Es curioso que en los interrogatorios del proceso el asunto del tesoro no adquiera apenas relevancia; desde luego, de haber existido semejantes riquezas, o de haber tenido alguna sospecha de ellas, los inquisidores se hubieran empleado a fondo en la cuestión, pues ése era el objetivo principal de la incautación.

Una crónica da cuenta de que en 1291 los templarios custodiaban en la ciudad de Acre su tesoro, pero no da la menor pista de en qué consistía:

En su entrada había una fortaleza muy alta y sólida y sus muros eran muy gruesos, un bloque de diecisiete codos. En cada flanco de la fortaleza había una pequeña torre; y en cada una, un león rampante tan grande como un buey engordado, recubierto de oro. El precio de los cuatro leones, en material y mano de obra, era de mil besantes sarracenos. Era maravilloso de contemplar. Al otro lado, hacia el distrito pisano, había una torre. Cerca, pasado el monasterio de las monjas de Santa Ana, había una torre enorme con campanas y una maravillosa y muy alta iglesia. También había otra torre en la playa: era una torre antigua, de cien años, construida por orden de Saladino. Allí guardaban su tesoro los templarios. Esa torre estaba tan cerca de la playa que las olas la bañaban. Y muchas otras moradas hermosas había en el Temple, que olvidaré mencionar[48].
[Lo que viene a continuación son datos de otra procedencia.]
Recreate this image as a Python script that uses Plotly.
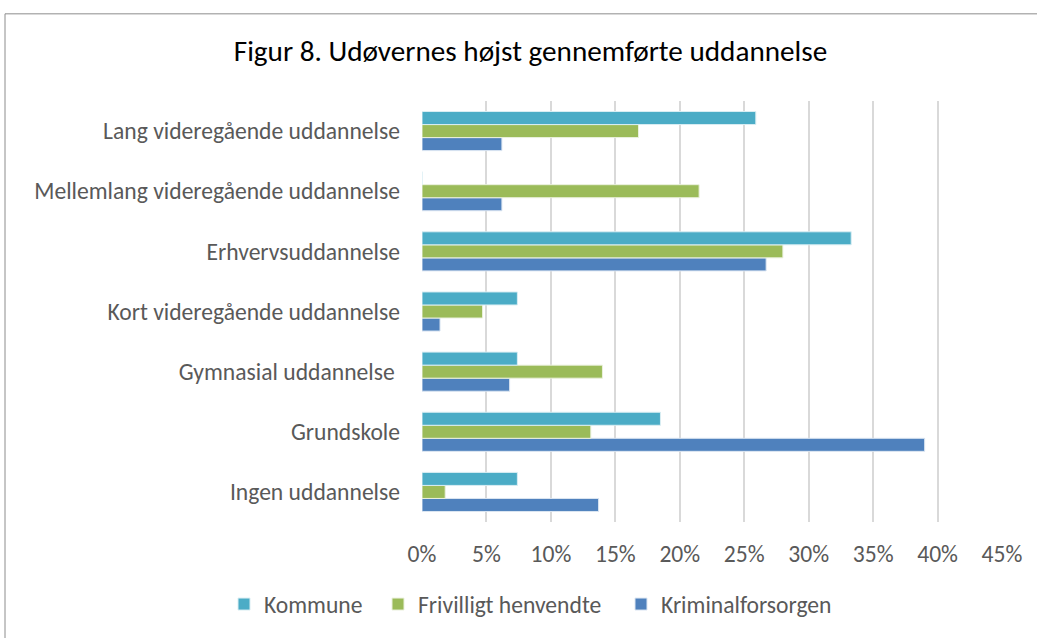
import plotly.graph_objects as go

# Categories listed bottom-to-top (as plotted)
categories = [
    "Ingen uddannelse",
    "Grundskole",
    "Gymnasial uddannelse\u00a0",
    "Kort videregående uddannelse",
    "Erhvervsuddannelse",
    "Mellemlang videregående uddannelse",
    "Lang videregående uddannelse",
]
kommune = [7.4, 18.5, 7.4, 7.4, 33.3, 0.0, 25.9]
frivilligt = [1.8, 13.1, 14.0, 4.7, 28.0, 21.5, 16.8]
kriminalforsorgen = [13.7, 39.0, 6.8, 1.4, 26.7, 6.2, 6.2]

x_ticks = [0, 5, 10, 15, 20, 25, 30, 35, 40, 45]
x_tick_labels = [f"{t}%" for t in x_ticks]

FONT = "Carlito, Calibri, Lato, sans-serif"
FS = 23.6

L, R, T, B = 422, 35, 101, 112
W, H = 1037, 638
pw, ph = W - L - R, H - T - B


def px_x(px):
    return (px - L) / pw


def px_y(py):
    return (H - B - py) / ph


fig = go.Figure()
fig.add_trace(go.Bar(y=categories, x=kriminalforsorgen, name="Kriminalforsorgen",
                     orientation="h", legend="legend3",
                     marker=dict(color="#4F81BD", line=dict(color="#DCE6F2", width=1))))
fig.add_trace(go.Bar(y=categories, x=frivilligt, name="Frivilligt henvendte",
                     orientation="h", legend="legend2",
                     marker=dict(color="#9BBB59", line=dict(color="#EBF1DE", width=1))))
fig.add_trace(go.Bar(y=categories, x=kommune, name="Kommune",
                     orientation="h", legend="legend",
                     marker=dict(color="#4BACC6", line=dict(color="#DAEEF3", width=1))))

leg_common = dict(orientation="h", xanchor="left", yanchor="middle", y=px_y(609),
                  font=dict(family=FONT, size=FS, color="#595959"),
                  bgcolor="rgba(0,0,0,0)", borderwidth=0, itemclick=False,
                  itemdoubleclick=False)

fig.update_layout(
    width=W, height=H,
    margin=dict(l=L, r=R, t=T, b=B),
    paper_bgcolor="white", plot_bgcolor="white",
    barmode="group", bargap=0.35, bargroupgap=0,
    font=dict(family=FONT, size=FS, color="#595959"),
    title=dict(text="Figur 8. Udøvernes højst gennemførte uddannelse",
               x=530.5 / W, xanchor="center", xref="container",
               y=1 - 51 / H, yanchor="middle", yref="container",
               font=dict(family=FONT, size=29.2, color="#000000")),
    showlegend=True,
    legend=dict(x=px_x(224), **leg_common),
    legend2=dict(x=px_x(378), **leg_common),
    legend3=dict(x=px_x(621), **leg_common),
    xaxis=dict(range=[0, 45], tickvals=x_ticks, ticktext=x_tick_labels,
               showgrid=True, gridcolor="#D9D9D9", gridwidth=1.5,
               zeroline=False, showline=False, ticks="", ticklabelstandoff=15,
               fixedrange=True),
    yaxis=dict(categoryorder="array", categoryarray=categories,
               showgrid=False, zeroline=False, showline=False, ticks="",
               ticklabelstandoff=21, fixedrange=True),
    shapes=[dict(type="rect", xref="paper", yref="paper",
                 x0=px_x(5), x1=px_x(1045), y0=px_y(13), y1=px_y(650),
                 line=dict(color="#8C8C8C", width=1), layer="below")],
)

fig.write_html("out.html", config={"displayModeBar": False},
               post_script="document.body.style.margin='0';document.body.style.overflow='hidden';")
Ante la inventiva de los especuladores, todo da igual. Hasta se llegó a asegurar que un párroco llamado Berenguer Sauniére había encontrado el tesoro de los templarios —o el de los cataros, porque ambos a veces se confunden—, hace un siglo en la localidad francesa de Rennes-le-Cháteau, donde con el dinero así obtenido construyó una torre neogótica que todavía existe y dispuso de una fortuna considerable. Claro que otros han asegurado que lo que encontró este cura fueron unos pergaminos secretos, templarios, claro está, que vendió por una enorme cantidad de dinero porque eran muy comprometedores para la Iglesia.